◆ **Given exercise**:
Give back exactly the lines from the beginning of the listing below to the line holding "plt.rcParams['font.family'] = ['DejaVu", both ends included; the pictures stay out.
#####
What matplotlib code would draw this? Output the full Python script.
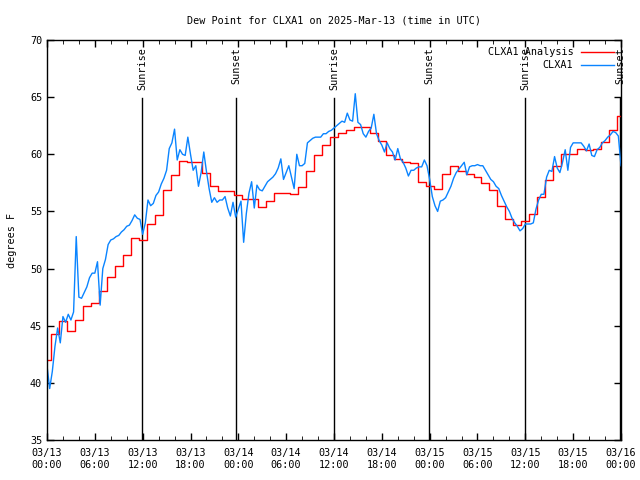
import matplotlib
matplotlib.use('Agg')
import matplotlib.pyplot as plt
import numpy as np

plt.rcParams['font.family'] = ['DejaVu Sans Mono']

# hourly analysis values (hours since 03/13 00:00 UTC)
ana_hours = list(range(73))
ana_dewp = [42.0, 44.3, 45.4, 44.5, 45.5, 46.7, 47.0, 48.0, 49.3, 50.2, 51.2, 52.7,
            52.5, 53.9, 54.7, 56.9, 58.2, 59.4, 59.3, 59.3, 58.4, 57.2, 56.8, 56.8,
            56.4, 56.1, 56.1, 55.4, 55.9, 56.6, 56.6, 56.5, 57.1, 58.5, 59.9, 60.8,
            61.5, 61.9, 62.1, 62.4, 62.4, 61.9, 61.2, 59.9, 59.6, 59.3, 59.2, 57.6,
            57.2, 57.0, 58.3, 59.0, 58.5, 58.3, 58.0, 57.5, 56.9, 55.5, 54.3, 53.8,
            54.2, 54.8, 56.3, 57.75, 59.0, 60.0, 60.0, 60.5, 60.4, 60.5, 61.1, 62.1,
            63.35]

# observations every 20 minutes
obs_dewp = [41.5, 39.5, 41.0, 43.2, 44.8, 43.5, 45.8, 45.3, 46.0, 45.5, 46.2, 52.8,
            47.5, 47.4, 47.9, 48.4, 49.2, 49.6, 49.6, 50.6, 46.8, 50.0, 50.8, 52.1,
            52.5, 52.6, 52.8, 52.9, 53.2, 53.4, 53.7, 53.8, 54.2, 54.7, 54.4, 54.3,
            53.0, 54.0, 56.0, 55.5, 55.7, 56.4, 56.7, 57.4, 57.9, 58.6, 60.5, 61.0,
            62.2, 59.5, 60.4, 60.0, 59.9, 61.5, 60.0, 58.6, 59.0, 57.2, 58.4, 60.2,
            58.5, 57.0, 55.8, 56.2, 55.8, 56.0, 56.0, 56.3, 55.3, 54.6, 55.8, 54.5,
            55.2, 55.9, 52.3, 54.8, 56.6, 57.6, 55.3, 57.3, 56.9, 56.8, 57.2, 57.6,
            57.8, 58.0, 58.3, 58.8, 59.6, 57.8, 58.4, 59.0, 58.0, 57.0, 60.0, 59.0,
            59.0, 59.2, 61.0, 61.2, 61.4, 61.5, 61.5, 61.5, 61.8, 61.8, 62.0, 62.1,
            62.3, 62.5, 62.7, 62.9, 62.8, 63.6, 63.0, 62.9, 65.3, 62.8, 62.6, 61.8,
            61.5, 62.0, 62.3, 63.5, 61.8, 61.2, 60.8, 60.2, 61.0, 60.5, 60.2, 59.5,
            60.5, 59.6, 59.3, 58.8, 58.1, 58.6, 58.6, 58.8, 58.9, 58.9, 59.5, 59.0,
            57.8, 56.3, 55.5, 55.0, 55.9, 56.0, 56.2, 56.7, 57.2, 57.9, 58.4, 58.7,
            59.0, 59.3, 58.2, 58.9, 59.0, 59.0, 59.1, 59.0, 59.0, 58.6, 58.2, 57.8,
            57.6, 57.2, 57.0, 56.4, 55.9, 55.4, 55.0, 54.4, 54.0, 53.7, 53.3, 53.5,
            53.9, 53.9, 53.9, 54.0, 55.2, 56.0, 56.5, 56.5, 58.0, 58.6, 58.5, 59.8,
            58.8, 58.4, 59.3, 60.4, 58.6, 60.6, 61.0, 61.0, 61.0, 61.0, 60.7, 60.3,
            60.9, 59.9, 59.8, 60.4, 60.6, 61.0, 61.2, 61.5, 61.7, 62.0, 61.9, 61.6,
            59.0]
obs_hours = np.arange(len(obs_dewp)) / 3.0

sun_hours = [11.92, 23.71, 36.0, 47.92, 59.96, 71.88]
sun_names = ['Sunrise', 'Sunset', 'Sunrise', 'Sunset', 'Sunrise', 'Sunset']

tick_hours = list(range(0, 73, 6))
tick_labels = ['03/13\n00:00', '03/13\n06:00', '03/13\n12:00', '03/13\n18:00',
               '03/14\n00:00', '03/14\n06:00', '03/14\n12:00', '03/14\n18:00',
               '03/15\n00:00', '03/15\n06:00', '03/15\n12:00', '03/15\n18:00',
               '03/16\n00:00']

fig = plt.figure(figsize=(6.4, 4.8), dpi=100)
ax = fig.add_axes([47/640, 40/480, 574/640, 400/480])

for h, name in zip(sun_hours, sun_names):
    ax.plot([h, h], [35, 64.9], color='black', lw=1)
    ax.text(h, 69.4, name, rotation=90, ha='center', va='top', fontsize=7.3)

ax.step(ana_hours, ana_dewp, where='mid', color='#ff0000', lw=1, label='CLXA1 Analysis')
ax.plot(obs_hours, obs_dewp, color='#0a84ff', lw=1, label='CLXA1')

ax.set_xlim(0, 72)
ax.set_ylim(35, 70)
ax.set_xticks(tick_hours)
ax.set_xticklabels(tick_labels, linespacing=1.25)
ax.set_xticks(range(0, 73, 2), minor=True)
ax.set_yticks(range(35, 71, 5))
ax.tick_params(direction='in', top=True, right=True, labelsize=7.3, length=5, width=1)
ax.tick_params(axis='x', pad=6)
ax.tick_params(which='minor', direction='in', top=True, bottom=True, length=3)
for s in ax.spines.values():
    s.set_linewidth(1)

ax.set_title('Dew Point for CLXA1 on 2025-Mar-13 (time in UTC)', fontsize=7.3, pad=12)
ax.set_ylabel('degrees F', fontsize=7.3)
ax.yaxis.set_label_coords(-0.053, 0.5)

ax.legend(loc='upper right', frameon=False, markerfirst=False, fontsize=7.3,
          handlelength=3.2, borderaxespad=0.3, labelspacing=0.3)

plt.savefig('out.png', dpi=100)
#####
◆ **Final answer**:
What matplotlib code would draw this? Output the full Python script.
import matplotlib
matplotlib.use('Agg')
import matplotlib.pyplot as plt
import numpy as np

plt.rcParams['font.family'] = ['DejaVu Sans Mono']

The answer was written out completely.